A makeover cost between $25–$60, depending on the package of choice, and included a full hair updo, nail polish, and makeup. In addition to playing dress-up for the day, Club Libby Lu VIPs (Very Important Princesses) were guided by their Club Counselors over to various sites including a "potion bar" where a VIP could make their own lotion, perfume, fairy dust, or lip gloss, and a Pooch Parlor, where the guests could own stuffed animals of their choice. At the end of every experience, each VIP was encouraged to join the free club, and was given a friendship bracelet.

==History==
Club Libby Lu was opened in 2000 by Mary Drolet and her two partners in a suburban Chicago mall based on the three partners' concepts. In 2003, Saks, Inc. purchased Club Libby Lu when it had 11 stores. 50 locations were opened in 2004. With a bit of advertising by 2005, revenues were about $46 million, a 53% increase over 2004. In 2006, the chain had 87 locations.

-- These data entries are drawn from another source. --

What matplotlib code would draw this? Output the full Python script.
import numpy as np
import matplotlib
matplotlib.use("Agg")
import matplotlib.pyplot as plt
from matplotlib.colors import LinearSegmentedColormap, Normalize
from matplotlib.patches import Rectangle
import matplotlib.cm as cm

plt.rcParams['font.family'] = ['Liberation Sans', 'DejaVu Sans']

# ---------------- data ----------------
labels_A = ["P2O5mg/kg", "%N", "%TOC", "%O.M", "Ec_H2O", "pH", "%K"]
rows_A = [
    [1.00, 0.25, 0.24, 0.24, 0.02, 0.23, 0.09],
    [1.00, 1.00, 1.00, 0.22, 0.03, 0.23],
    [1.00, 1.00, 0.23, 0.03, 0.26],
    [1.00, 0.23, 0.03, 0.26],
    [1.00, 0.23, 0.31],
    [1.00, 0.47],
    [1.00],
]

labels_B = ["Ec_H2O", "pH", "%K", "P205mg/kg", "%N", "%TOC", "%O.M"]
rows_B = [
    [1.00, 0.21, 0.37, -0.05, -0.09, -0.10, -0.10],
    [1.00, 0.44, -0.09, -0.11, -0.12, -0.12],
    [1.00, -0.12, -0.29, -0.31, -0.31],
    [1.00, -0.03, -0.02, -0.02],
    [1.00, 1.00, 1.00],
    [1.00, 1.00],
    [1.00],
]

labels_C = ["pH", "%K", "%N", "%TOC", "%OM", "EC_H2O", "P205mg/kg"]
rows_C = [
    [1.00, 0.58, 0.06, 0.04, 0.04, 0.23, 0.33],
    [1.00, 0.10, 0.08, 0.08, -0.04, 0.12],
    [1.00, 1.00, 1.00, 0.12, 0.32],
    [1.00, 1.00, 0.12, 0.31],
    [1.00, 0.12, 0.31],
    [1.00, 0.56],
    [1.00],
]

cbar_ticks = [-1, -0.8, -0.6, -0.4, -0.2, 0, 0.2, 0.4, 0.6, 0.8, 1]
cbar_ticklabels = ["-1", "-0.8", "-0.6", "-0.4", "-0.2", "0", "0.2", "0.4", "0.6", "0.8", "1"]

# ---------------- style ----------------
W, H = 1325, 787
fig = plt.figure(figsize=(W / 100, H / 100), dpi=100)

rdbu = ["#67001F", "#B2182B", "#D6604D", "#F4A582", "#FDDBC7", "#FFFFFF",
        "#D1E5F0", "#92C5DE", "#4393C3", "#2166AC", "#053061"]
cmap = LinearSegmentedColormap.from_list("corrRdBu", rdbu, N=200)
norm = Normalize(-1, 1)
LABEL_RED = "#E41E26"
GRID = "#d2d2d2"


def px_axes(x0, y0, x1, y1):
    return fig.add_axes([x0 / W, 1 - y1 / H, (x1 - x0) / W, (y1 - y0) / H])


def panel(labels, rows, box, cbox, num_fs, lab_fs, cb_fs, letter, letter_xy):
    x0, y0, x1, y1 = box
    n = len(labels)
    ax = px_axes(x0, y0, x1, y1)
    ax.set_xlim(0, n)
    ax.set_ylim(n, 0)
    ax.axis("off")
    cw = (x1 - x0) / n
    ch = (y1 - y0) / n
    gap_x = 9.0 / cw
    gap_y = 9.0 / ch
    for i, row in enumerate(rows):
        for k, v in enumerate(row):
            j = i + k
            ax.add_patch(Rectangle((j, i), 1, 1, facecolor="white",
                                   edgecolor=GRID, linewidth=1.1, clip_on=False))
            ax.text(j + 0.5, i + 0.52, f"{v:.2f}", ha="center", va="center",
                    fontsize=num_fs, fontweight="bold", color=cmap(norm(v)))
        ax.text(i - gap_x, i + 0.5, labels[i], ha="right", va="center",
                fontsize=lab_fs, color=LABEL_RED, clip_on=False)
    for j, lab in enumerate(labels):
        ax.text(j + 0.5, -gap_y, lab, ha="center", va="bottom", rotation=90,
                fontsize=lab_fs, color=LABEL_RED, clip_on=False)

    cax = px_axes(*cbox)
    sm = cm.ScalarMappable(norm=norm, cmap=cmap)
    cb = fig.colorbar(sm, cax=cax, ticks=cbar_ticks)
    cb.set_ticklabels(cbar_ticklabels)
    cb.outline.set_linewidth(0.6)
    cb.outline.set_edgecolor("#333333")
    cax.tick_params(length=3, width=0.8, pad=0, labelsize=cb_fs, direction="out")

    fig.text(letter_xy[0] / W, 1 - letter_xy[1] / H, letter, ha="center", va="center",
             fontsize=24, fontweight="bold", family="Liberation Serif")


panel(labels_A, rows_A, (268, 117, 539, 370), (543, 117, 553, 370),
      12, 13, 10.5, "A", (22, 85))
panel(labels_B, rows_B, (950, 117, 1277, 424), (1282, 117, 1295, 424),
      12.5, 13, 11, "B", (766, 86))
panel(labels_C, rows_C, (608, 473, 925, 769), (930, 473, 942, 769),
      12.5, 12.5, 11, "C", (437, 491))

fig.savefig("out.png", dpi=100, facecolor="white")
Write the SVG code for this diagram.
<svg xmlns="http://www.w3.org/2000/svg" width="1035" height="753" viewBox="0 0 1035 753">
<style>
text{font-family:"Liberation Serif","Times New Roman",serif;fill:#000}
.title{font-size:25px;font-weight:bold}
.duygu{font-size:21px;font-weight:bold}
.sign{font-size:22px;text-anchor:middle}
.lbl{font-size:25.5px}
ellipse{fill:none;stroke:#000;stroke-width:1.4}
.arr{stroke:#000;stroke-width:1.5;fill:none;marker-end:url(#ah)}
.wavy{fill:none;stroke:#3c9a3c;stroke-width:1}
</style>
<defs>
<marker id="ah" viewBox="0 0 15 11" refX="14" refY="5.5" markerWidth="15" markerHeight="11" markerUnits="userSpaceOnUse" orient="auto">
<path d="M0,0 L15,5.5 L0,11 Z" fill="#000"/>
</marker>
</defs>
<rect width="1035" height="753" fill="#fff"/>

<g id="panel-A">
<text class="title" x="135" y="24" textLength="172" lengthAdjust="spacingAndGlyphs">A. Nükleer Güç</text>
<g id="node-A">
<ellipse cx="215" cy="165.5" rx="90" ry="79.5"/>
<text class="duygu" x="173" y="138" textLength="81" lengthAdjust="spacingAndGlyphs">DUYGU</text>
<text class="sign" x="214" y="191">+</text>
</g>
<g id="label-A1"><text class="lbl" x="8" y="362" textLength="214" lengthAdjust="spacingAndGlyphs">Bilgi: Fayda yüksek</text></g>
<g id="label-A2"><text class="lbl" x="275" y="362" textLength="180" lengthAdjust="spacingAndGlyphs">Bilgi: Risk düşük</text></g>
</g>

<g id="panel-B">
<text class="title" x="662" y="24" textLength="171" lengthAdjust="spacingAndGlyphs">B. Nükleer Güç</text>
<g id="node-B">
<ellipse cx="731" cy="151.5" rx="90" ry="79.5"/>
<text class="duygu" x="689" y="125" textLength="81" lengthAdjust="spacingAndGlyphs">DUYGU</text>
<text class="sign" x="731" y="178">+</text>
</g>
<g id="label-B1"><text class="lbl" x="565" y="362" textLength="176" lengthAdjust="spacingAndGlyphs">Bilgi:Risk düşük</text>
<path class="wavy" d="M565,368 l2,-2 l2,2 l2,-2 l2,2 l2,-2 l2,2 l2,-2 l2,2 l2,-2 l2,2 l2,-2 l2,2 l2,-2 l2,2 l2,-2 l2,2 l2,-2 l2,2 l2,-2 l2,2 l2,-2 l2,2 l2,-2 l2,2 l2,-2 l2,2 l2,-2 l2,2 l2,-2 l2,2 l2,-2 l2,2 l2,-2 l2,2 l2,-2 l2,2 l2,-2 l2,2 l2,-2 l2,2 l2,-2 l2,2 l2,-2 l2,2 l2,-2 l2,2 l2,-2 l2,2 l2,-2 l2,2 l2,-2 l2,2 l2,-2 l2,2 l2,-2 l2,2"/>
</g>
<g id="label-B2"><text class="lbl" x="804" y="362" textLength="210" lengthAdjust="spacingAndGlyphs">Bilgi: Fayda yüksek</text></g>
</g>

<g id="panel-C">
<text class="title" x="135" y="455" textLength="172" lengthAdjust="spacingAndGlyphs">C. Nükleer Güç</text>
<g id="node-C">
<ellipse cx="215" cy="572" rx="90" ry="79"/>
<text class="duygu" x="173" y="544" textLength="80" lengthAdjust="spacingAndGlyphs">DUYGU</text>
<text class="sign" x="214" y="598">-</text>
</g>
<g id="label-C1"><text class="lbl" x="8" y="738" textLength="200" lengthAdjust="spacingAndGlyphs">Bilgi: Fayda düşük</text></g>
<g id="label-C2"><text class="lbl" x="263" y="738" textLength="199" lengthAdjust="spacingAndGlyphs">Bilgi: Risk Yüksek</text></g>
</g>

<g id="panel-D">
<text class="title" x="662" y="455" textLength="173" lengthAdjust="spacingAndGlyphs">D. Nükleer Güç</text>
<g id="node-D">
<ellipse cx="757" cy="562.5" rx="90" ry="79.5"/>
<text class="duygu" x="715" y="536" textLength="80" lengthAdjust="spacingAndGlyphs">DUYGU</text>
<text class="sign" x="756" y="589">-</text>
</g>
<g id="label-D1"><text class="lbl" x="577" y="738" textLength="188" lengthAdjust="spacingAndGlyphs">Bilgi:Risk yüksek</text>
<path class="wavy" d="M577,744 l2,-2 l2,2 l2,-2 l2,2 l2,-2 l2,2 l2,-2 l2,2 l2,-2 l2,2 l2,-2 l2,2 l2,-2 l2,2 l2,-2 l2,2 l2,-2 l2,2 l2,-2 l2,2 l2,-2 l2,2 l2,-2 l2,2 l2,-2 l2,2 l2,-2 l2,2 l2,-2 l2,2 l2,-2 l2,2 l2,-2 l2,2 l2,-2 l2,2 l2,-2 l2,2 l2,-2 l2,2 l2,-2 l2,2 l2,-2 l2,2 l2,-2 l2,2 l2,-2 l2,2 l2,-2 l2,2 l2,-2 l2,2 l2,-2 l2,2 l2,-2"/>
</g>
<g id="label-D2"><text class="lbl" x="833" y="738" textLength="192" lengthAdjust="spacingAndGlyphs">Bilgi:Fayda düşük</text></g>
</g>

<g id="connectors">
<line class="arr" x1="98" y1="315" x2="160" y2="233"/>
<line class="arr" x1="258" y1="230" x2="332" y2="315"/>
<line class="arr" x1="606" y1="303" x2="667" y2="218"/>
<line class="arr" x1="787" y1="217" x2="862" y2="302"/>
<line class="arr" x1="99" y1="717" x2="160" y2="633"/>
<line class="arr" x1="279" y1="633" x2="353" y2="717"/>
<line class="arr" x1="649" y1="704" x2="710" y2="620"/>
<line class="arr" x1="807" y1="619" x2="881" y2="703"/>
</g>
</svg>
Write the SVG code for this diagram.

Two former Club Libby Lu customers, Priscilla Ceballos of Garland, Texas and her then-6-year-old daughter Alexis Menjivar, made national headlines in late December 2007 when Ceballos forced Alexis to write a fake essay about her father named Jonathon Menjivar as part of a contest held by the company where the winner would receive a Grand Prize of four tickets to a Hannah Montana concert in Albany, New York. In the essay, Priscilla explained that her husband Jonathon died in Iraq via a roadside bomb while serving in the army. While Alexis was getting a makeover in preparation for the concert at the Club Libby Lu store in Garland, reporter Byron Harris of ABC affiliate WFAA in Dallas went to the store as part of an investigation for the station and informed Ceballos that there was no man by that name who had ever served in the military or died in Iraq. After the story surfaced and gained national attention, Alexis was disqualified and the tickets were awarded to another winner, who was not identified.

In early November 2008, parent company Saks Incorporated announced that due to the dismal state of the economy they would be closing all 98 locations.